I FORGET WHEN THESE THINGS HAPPENED
oh, well that works.. so i called capitalone about my shittyass credit limit, because i'm sick of going over by 50 cents and being charged 30 bucks when they know i always pay in full. ive never carried a balance. so anyway, apparently their policy is that you can't go over your credit limit for 8 months to be considered (because i guess never having reason to pay off larger amounts proves you will pay off larger amounts better than actually having done it already). but the lady did offer rather unexpectedly to take the overlimit fee off my account, which is cool. so i guess i'm gonna look around for a card thatll give me better options. i have 8 months to see what i can find before it's moot
and i called cumbys...
lady: cumberland farms
me: hi, is todd [manager] there?
lady: yes he is........... did you want to speak to him?
me: well, um, yeah i did
wtf? you're fired! go home! don't answer my phonecalls if youre stupid
anyway, apparently i was fired as well. there's company policy that you have to work once a month to stay on payroll. i thought this was done by calender month, but turns out it's by every 4 weeks, so my working at the beginning of october didnt cover it anymore. oops. so yeah, i'm back on, i'm probably gonna work a couple days at the end of the month and then more over break. and then i'm done with cumbys. i told todd, but he said he woudlnt tell cindy that cuz she'd get pissy and not hire me back. ha. so i guess her christmas present is gonna be me quitting. oh well
from a review of the fisher king:"This was the first of Robin Williams' "My-Wife-Is-Dead-Yet-I-Gamely-Carry-On-Since-I-Am-A-Wacky-Life-Affirming-Guy" roles (see also What Dreams May Come, Good Will Hunting, Patch Adams ... on second thought, don't see them)." that's a good point, why does he keep playing the same character?

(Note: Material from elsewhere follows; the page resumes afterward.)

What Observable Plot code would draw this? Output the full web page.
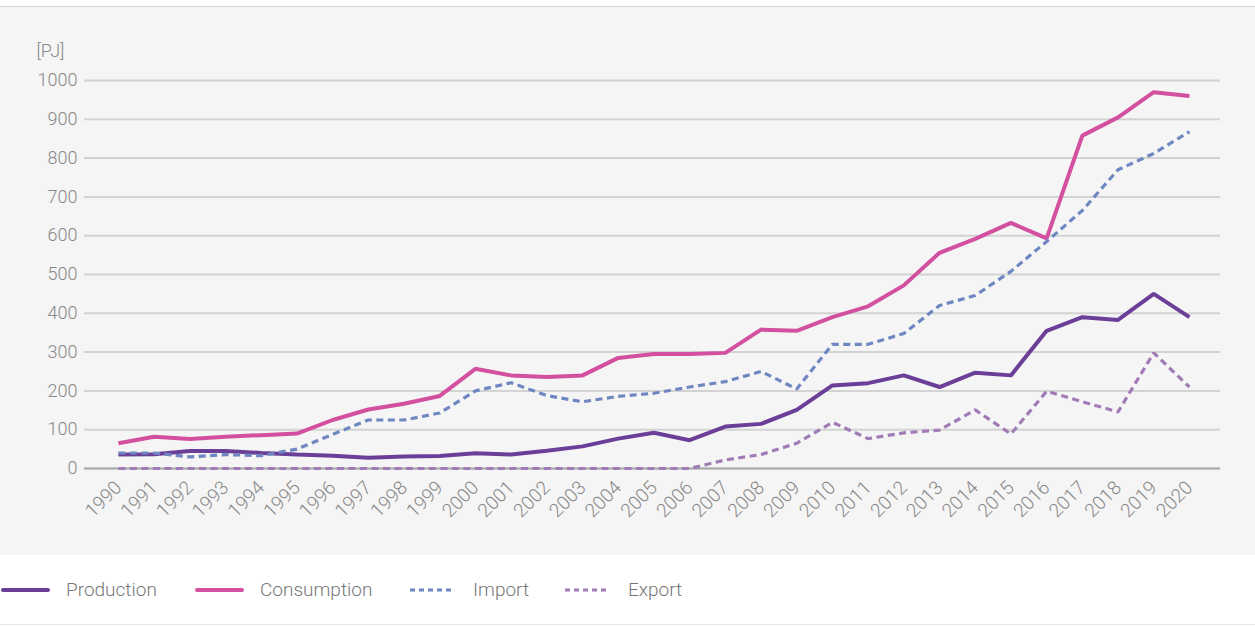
<!DOCTYPE html>
<html><head><meta charset="utf-8">
<script src="https://cdn.jsdelivr.net/npm/d3@7"></script>
<script src="https://cdn.jsdelivr.net/npm/@observablehq/plot@0.6"></script>
<style>
body{margin:0;background:#fff;font-family:Roboto,sans-serif;}
#wrap{width:1255px;}
#top{height:6px;border-bottom:1px solid #d4d4d4;}
#panel{background:#f5f5f5;height:548px;overflow:hidden;}
#legend{height:69px;border-bottom:1px solid #e6e6e6;position:relative;}
.item{position:absolute;top:0;height:69px;display:flex;align-items:center;color:#777;font-size:19px;font-weight:300;}
.item svg{margin-right:16px;}
</style></head>
<body>
<div id="wrap"><div id="top"></div><div id="panel"></div><div id="legend"></div></div>
<script>
const years = d3.range(1990, 2021);
const yTicks = [0,100,200,300,400,500,600,700,800,900,1000];
const seriesNames = ["Production","Consumption","Import","Export"];
const production  = [36,37,45,45,40,36,33,28,31,32,39,36,46,57,77,92,73,108,115,151,214,220,240,210,247,240,355,390,383,450,390];
const consumption = [65,82,76,82,86,90,125,152,167,187,257,240,236,240,285,295,295,298,358,355,390,418,472,556,592,633,593,858,905,970,960];
const importV     = [40,40,30,36,33,50,88,125,125,143,200,221,188,172,186,194,210,224,250,205,320,320,348,420,446,508,585,665,770,812,868];
const exportV     = [0,0,0,0,0,0,0,0,0,0,0,0,0,0,0,0,0,22,36,65,119,77,92,99,151,89,199,172,146,298,210];
const colors = ["#6b3f98","#d2509f","#6f87c1","#a17bb6"];
const dashes = [null,null,"7,4.5","7,4.5"];
const widths = [4,4,3.2,3.2];
const valuesList = [production, consumption, importV, exportV];

const series = seriesNames.map((name,k)=>({name, color:colors[k], dash:dashes[k], width:widths[k],
  data: years.map((y,i)=>({year:y, value:valuesList[k][i]}))}));

const chart = Plot.plot({
  width:1255, height:548,
  marginLeft:84, marginRight:35, marginTop:73, marginBottom:87,
  style:{background:"transparent", fontFamily:"Roboto, sans-serif", fontSize:"18px", fontWeight:300, color:"#8a8a8a", overflow:"visible"},
  x:{type:"linear", domain:[1989.05, 2020.87]},
  y:{domain:[0,1000]},
  marks:[
    Plot.gridY({ticks:yTicks, stroke:"#d3d3d3", strokeOpacity:1, strokeWidth:2}),
    Plot.ruleY([0], {stroke:"#a9a9a9", strokeWidth:2}),
    Plot.axisY({ticks:yTicks, tickFormat:d=>String(d), tickSize:0, tickPadding:7, label:null, fill:"#888"}),
    Plot.axisX({ticks:years, tickFormat:d=>String(d), tickRotate:-45, tickSize:0, tickPadding:16, label:null, fill:"#888", fontSize:19}),
    Plot.text(["[PJ]"], {frameAnchor:"top-left", dx:-48, dy:-36, textAnchor:"start", fill:"#888"}),
    ...series.map(s => Plot.line(s.data, {x:"year", y:"value", stroke:s.color, strokeWidth:s.width, strokeDasharray:s.dash, strokeLinejoin:"miter", strokeLinecap:"butt"}))
  ]
});
document.getElementById("panel").appendChild(chart);

const legendX = [0,194,407,562];
const legend = document.getElementById("legend");
series.forEach((s,k)=>{
  const div = document.createElement("div");
  div.className = "item";
  div.style.left = legendX[k] + "px";
  const ns = "http://www.w3.org/2000/svg";
  const svg = document.createElementNS(ns,"svg");
  svg.setAttribute("width",50); svg.setAttribute("height",10);
  const ln = document.createElementNS(ns,"line");
  ln.setAttribute("x1",3); ln.setAttribute("x2",48); ln.setAttribute("y1",5); ln.setAttribute("y2",5);
  ln.setAttribute("stroke",s.color); ln.setAttribute("stroke-width", s.dash ? 3 : 4);
  ln.setAttribute("stroke-linecap","round");
  if (s.dash) { ln.setAttribute("stroke-dasharray","5,4"); ln.setAttribute("stroke-linecap","butt"); }
  svg.appendChild(ln);
  div.appendChild(svg);
  const t = document.createElement("span"); t.textContent = s.name;
  div.appendChild(t);
  legend.appendChild(div);
});
</script>
</body></html>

on the NANOWRIMO front --- so i can write 46000 words in 4 days, right? i did better than this last year, dammit
i can't wait til the backstreet boys and marilyn manson are playing on the same oldies stations on the radio
it's been a long time since i sat in my car cuz i was depressed and didn't want to move. i didnt miss it all that much. ive been depressed a lot recently. ah well
state: platonically appealing?
np: Oasis - (What's The Story) Morning Glory? - 04 - Don't Look Back In Anger
my 2002 summer motto: "dear are everyplace"
it is the most true statment everywhere xxxpecialy when you live in NH. serioulsy. never until i moved hear did i see so many dear. like all the time. at any place. and in numbers. its so weird.

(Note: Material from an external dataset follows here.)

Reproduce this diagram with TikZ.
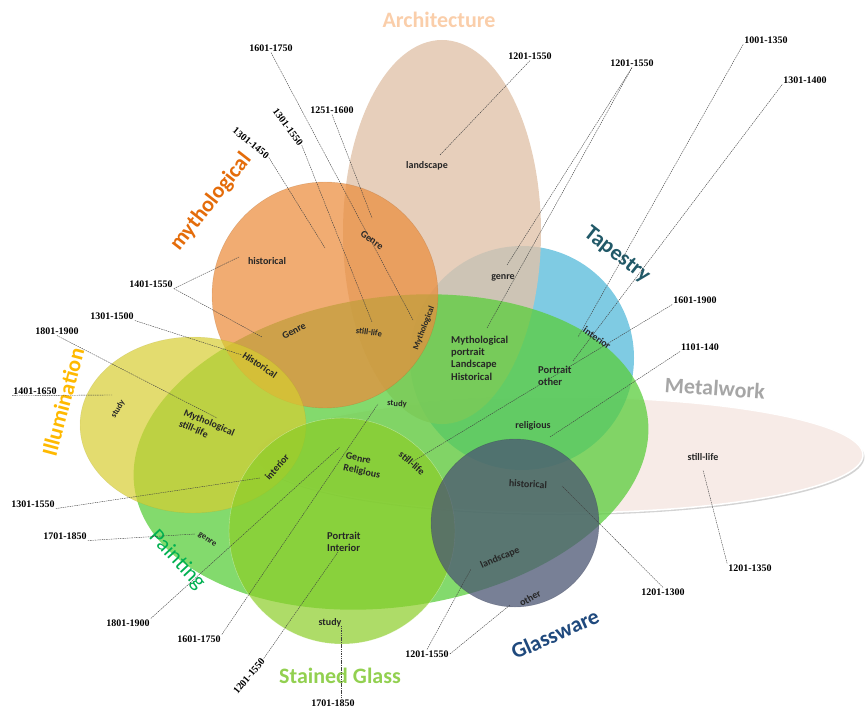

the funny thing is, taht's the 1st deer ive ever seen in real life
ahhahahah. wow. i think in the 5 months that i have been living in NH. i have seen 15 to 20 deer. crrrrazzzzy!

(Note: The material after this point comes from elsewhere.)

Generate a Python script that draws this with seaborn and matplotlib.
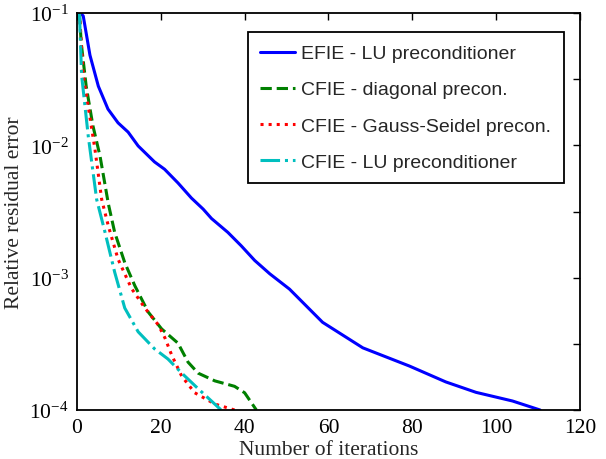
import numpy as np
import pandas as pd
import matplotlib
matplotlib.use('Agg')
import matplotlib.pyplot as plt
import seaborn as sns
from matplotlib.ticker import NullFormatter, FixedLocator

# iterations / relative residual error
efie_lu_it = [0.8, 1.5, 3.1, 5.1, 7.4, 9.8, 12.2, 14.6, 18.5, 20.9, 24.1, 27.3, 30.1, 32.1,
              36, 39.2, 42.4, 46, 50.7, 58.6, 68.2, 79.3, 88, 95.2, 103.9, 110.5]
efie_lu_res = [0.1, 0.095, 0.048, 0.028, 0.0188, 0.0148, 0.0126, 0.0099, 0.0075, 0.0066,
               0.0052, 0.0040, 0.0033, 0.0028, 0.0022, 0.00174, 0.00135, 0.00107, 8.2e-4,
               4.6e-4, 2.95e-4, 2.15e-4, 1.63e-4, 1.36e-4, 1.17e-4, 1.0e-4]

cfie_diag_it = [0.6, 1.0, 2.2, 3.8, 5.5, 7.5, 9.0, 11.4, 13.8, 17, 20.2, 24.1, 26.5, 28.9,
                32.9, 37.6, 40, 42.8]
cfie_diag_res = [0.1, 0.060, 0.028, 0.0141, 0.0083, 0.0036, 0.0022, 0.0013, 8.7e-4, 5.5e-4,
                 4.1e-4, 3.2e-4, 2.3e-4, 1.9e-4, 1.66e-4, 1.51e-4, 1.35e-4, 1.0e-4]

cfie_gs_it = [0.6, 1.5, 4.3, 5.9, 7.5, 9.8, 13, 16.2, 19.4, 21, 22.6, 25, 28.1, 32.9, 37.6]
cfie_gs_res = [0.1, 0.034, 0.0093, 0.0039, 0.00245, 0.00138, 8.3e-4, 5.9e-4, 4.4e-4, 3.5e-4,
               2.6e-4, 1.8e-4, 1.35e-4, 1.11e-4, 1.0e-4]

cfie_lu_it = [0.6, 1.1, 2.7, 4.7, 6.7, 9.0, 11.4, 14.6, 18.5, 21.7, 25, 28.9, 34.4]
cfie_lu_res = [0.1, 0.034, 0.0117, 0.0039, 0.0022, 0.0011, 5.9e-4, 3.9e-4, 2.9e-4, 2.43e-4,
               1.9e-4, 1.45e-4, 1.0e-4]

labels = ['EFIE - LU preconditioner', 'CFIE - diagonal precon.',
          'CFIE - Gauss-Seidel precon.', 'CFIE - LU preconditioner']

series = [
    (efie_lu_it, efie_lu_res, labels[0], '#0000ff', '-'),
    (cfie_diag_it, cfie_diag_res, labels[1], '#008000', '--'),
    (cfie_gs_it, cfie_gs_res, labels[2], '#ff0000', ':'),
    (cfie_lu_it, cfie_lu_res, labels[3], '#00bfbf', '-.'),
]

sns.set_style('white')
plt.rcParams['font.family'] = ['Liberation Serif', 'DejaVu Serif']
plt.rcParams['mathtext.fontset'] = 'custom'
plt.rcParams['mathtext.rm'] = 'Liberation Serif'
plt.rcParams['mathtext.it'] = 'Liberation Serif:italic'

fig = plt.figure(figsize=(6.06, 4.6), dpi=100)
ax = fig.add_axes([0.127, 0.1065, 0.83, 0.863])

for it, res, lab, col, ls in series:
    df = pd.DataFrame({'it': it, 'res': res})
    sns.lineplot(data=df, x='it', y='res', ax=ax, color=col, linestyle=ls,
                 linewidth=2.2, label=lab, sort=False, estimator=None)

ax.set_yscale('log')
ax.set_xlim(0, 120)
ax.set_ylim(1e-4, 1e-1)
ax.set_xticks([0, 20, 40, 60, 80, 100, 120])
ax.set_yticks([1e-4, 1e-3, 1e-2, 1e-1])
ax.yaxis.set_minor_locator(FixedLocator([10 ** -3.5, 10 ** -2.5, 10 ** -1.5]))
ax.yaxis.set_minor_formatter(NullFormatter())
ax.tick_params(which='both', direction='in', top=True, right=True, length=5,
               width=1.0, labelsize=15.5, colors='black', pad=6)
for sp in ax.spines.values():
    sp.set_linewidth(1.3)
    sp.set_color('black')

ax.set_xlabel('Number of iterations', fontsize=15.5, labelpad=2)
ax.set_ylabel('Relative residual error', fontsize=15.5, labelpad=4)

leg = ax.legend(loc='upper right', bbox_to_anchor=(0.968, 0.952), borderaxespad=0,
                fancybox=False, framealpha=1, edgecolor='black',
                prop={'family': 'Liberation Sans', 'size': 14},
                handlelength=1.8, handletextpad=0.3, labelspacing=0.95, borderpad=0.65)
leg.get_frame().set_linewidth(1.3)

fig.savefig('out.png', dpi=100)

wow, you are a deer magnet. they all flock to you
woo! at least i attract animals... maybe a few of them were doe's.... FEMALE deer. now i can say, the females find me! yeah!
i still have never seen a deer, and i've lived in the area for almost 4 years. go figure.
drive with me. maybe my car has the scent now and theyll all come to it
|Date:||November 29th, 2002 09:18 pm (UTC)|| |
friggin deer always leave their hair behind after you thud into them. i think that everyone who hits a deer should make braids out of the hair like boba fett does with wookie(?)/ewok(?) pelts.
by the way, those are some high quality pictures you have taken there. you must have a pretty nice camera to take pics of such magnitude. and the person who sold it to you must be extremely sexy and well-groomed.
yeah, there was a nice tuft of the deer stuck in the smashed remnants of that right headlight
all your assertions are indeed quite correct. you are very wise in these things.